** Required work **
Set down the data below without change, skipping the pictures it holds.

** Dataset excerpt **
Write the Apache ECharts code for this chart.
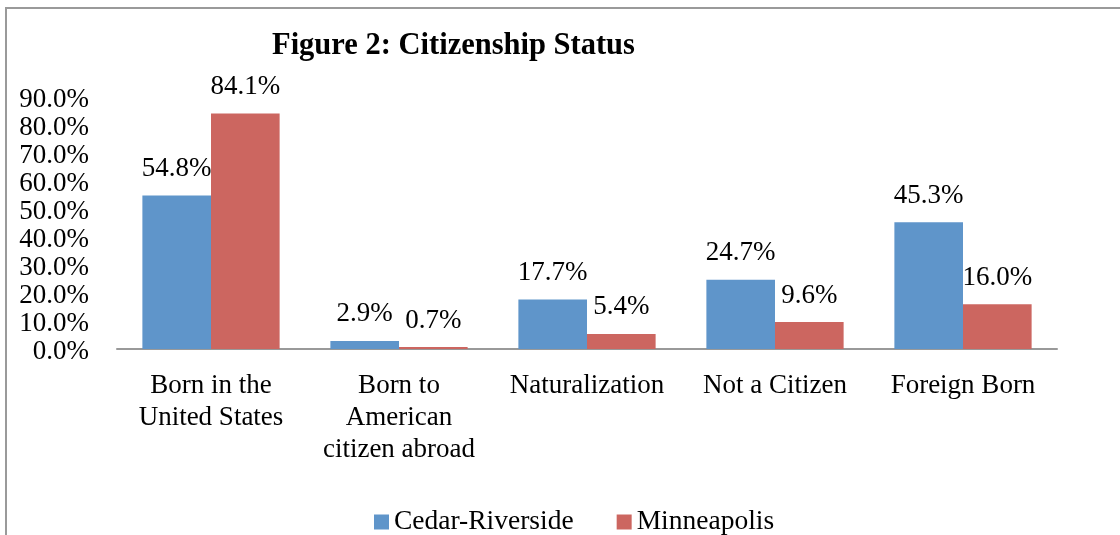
<!DOCTYPE html>
<html>
<head>
<meta charset="utf-8">
<script src="https://cdn.jsdelivr.net/npm/echarts@6/dist/echarts.min.js"></script>
<style>
html,body{margin:0;padding:0;background:#fff;}
#chart{width:1120px;height:535px;}
</style>
</head>
<body>
<div id="chart"></div>
<script>
var categories = ['Born in the\nUnited States', 'Born to\nAmerican\ncitizen abroad', 'Naturalization', 'Not a Citizen', 'Foreign Born'];
var cedarRiverside = [54.8, 2.9, 17.7, 24.7, 45.3];
var minneapolis = [84.1, 0.7, 5.4, 9.6, 16.0];
var seriesNames = ['Cedar-Riverside', 'Minneapolis'];
var yTicks = {min: 0, max: 90, interval: 10};

var FONT = '"Liberation Serif", "Times New Roman", serif';
var chart = echarts.init(document.getElementById('chart'), null, {renderer: 'canvas'});
var labelCfg = {
  show: true, position: 'top', distance: 13,
  fontFamily: FONT, fontSize: 27, color: '#000',
  formatter: function (p) { return p.value.toFixed(1) + '%'; }
};
chart.setOption({
  animation: false,
  backgroundColor: '#fff',
  graphic: [{
    type: 'rect', z: 100, silent: true,
    shape: {x: 6, y: 8, width: 1300, height: 700},
    style: {fill: 'none', stroke: '#9a9a9a', lineWidth: 2}
  }],
  title: {
    text: 'Figure 2: Citizenship Status',
    left: 267, top: 26,
    textStyle: {fontFamily: FONT, fontWeight: 'bold', fontSize: 30.5, color: '#000'}
  },
  legend: {
    data: seriesNames,
    left: 369, top: 503,
    itemWidth: 15, itemHeight: 15, itemGap: 43,
    icon: 'rect',
    textStyle: {fontFamily: FONT, fontSize: 27.5, color: '#000'}
  },
  grid: {left: 117, right: 63, top: 97, bottom: 186, containLabel: false},
  xAxis: {
    type: 'category',
    data: categories,
    axisLine: {show: true, lineStyle: {color: '#999', width: 2}},
    axisTick: {show: false},
    axisLabel: {fontFamily: FONT, fontSize: 27, color: '#000', lineHeight: 32, margin: 21, interval: 0}
  },
  yAxis: {
    type: 'value',
    min: yTicks.min, max: yTicks.max, interval: yTicks.interval,
    axisLine: {show: false},
    axisTick: {show: false},
    splitLine: {show: false},
    axisLabel: {margin: 28,
      formatter: function (v) { return '{a|' + v.toFixed(1) + '%}'; },
      rich: {a: {fontFamily: FONT, fontSize: 27, color: '#000', padding: [6, 0, 0, 0]}}
    }
  },
  series: [
    {name: seriesNames[0], type: 'bar', data: cedarRiverside, barGap: '0%', barCategoryGap: '27%',
     itemStyle: {color: '#5F95CA'}, label: labelCfg},
    {name: seriesNames[1], type: 'bar', data: minneapolis, barGap: '0%', barCategoryGap: '27%',
     itemStyle: {color: '#CC6660'}, label: labelCfg}
  ]
});
</script>
</body>
</html>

** Solved problem **
Write the Apache ECharts code for this chart.
<!DOCTYPE html>
<html>
<head>
<meta charset="utf-8">
<script src="https://cdn.jsdelivr.net/npm/echarts@6/dist/echarts.min.js"></script>
<style>
html,body{margin:0;padding:0;background:#fff;}
#chart{width:1120px;height:535px;}
</style>
</head>
<body>
<div id="chart"></div>
<script>
var categories = ['Born in the\nUnited States', 'Born to\nAmerican\ncitizen abroad', 'Naturalization', 'Not a Citizen', 'Foreign Born'];
var cedarRiverside = [54.8, 2.9, 17.7, 24.7, 45.3];
var minneapolis = [84.1, 0.7, 5.4, 9.6, 16.0];
var seriesNames = ['Cedar-Riverside', 'Minneapolis'];
var yTicks = {min: 0, max: 90, interval: 10};

var FONT = '"Liberation Serif", "Times New Roman", serif';
var chart = echarts.init(document.getElementById('chart'), null, {renderer: 'canvas'});
var labelCfg = {
  show: true, position: 'top', distance: 13,
  fontFamily: FONT, fontSize: 27, color: '#000',
  formatter: function (p) { return p.value.toFixed(1) + '%'; }
};
chart.setOption({
  animation: false,
  backgroundColor: '#fff',
  graphic: [{
    type: 'rect', z: 100, silent: true,
    shape: {x: 6, y: 8, width: 1300, height: 700},
    style: {fill: 'none', stroke: '#9a9a9a', lineWidth: 2}
  }],
  title: {
    text: 'Figure 2: Citizenship Status',
    left: 267, top: 26,
    textStyle: {fontFamily: FONT, fontWeight: 'bold', fontSize: 30.5, color: '#000'}
  },
  legend: {
    data: seriesNames,
    left: 369, top: 503,
    itemWidth: 15, itemHeight: 15, itemGap: 43,
    icon: 'rect',
    textStyle: {fontFamily: FONT, fontSize: 27.5, color: '#000'}
  },
  grid: {left: 117, right: 63, top: 97, bottom: 186, containLabel: false},
  xAxis: {
    type: 'category',
    data: categories,
    axisLine: {show: true, lineStyle: {color: '#999', width: 2}},
    axisTick: {show: false},
    axisLabel: {fontFamily: FONT, fontSize: 27, color: '#000', lineHeight: 32, margin: 21, interval: 0}
  },
  yAxis: {
    type: 'value',
    min: yTicks.min, max: yTicks.max, interval: yTicks.interval,
    axisLine: {show: false},
    axisTick: {show: false},
    splitLine: {show: false},
    axisLabel: {margin: 28,
      formatter: function (v) { return '{a|' + v.toFixed(1) + '%}'; },
      rich: {a: {fontFamily: FONT, fontSize: 27, color: '#000', padding: [6, 0, 0, 0]}}
    }
  },
  series: [
    {name: seriesNames[0], type: 'bar', data: cedarRiverside, barGap: '0%', barCategoryGap: '27%',
     itemStyle: {color: '#5F95CA'}, label: labelCfg},
    {name: seriesNames[1], type: 'bar', data: minneapolis, barGap: '0%', barCategoryGap: '27%',
     itemStyle: {color: '#CC6660'}, label: labelCfg}
  ]
});
</script>
</body>
</html>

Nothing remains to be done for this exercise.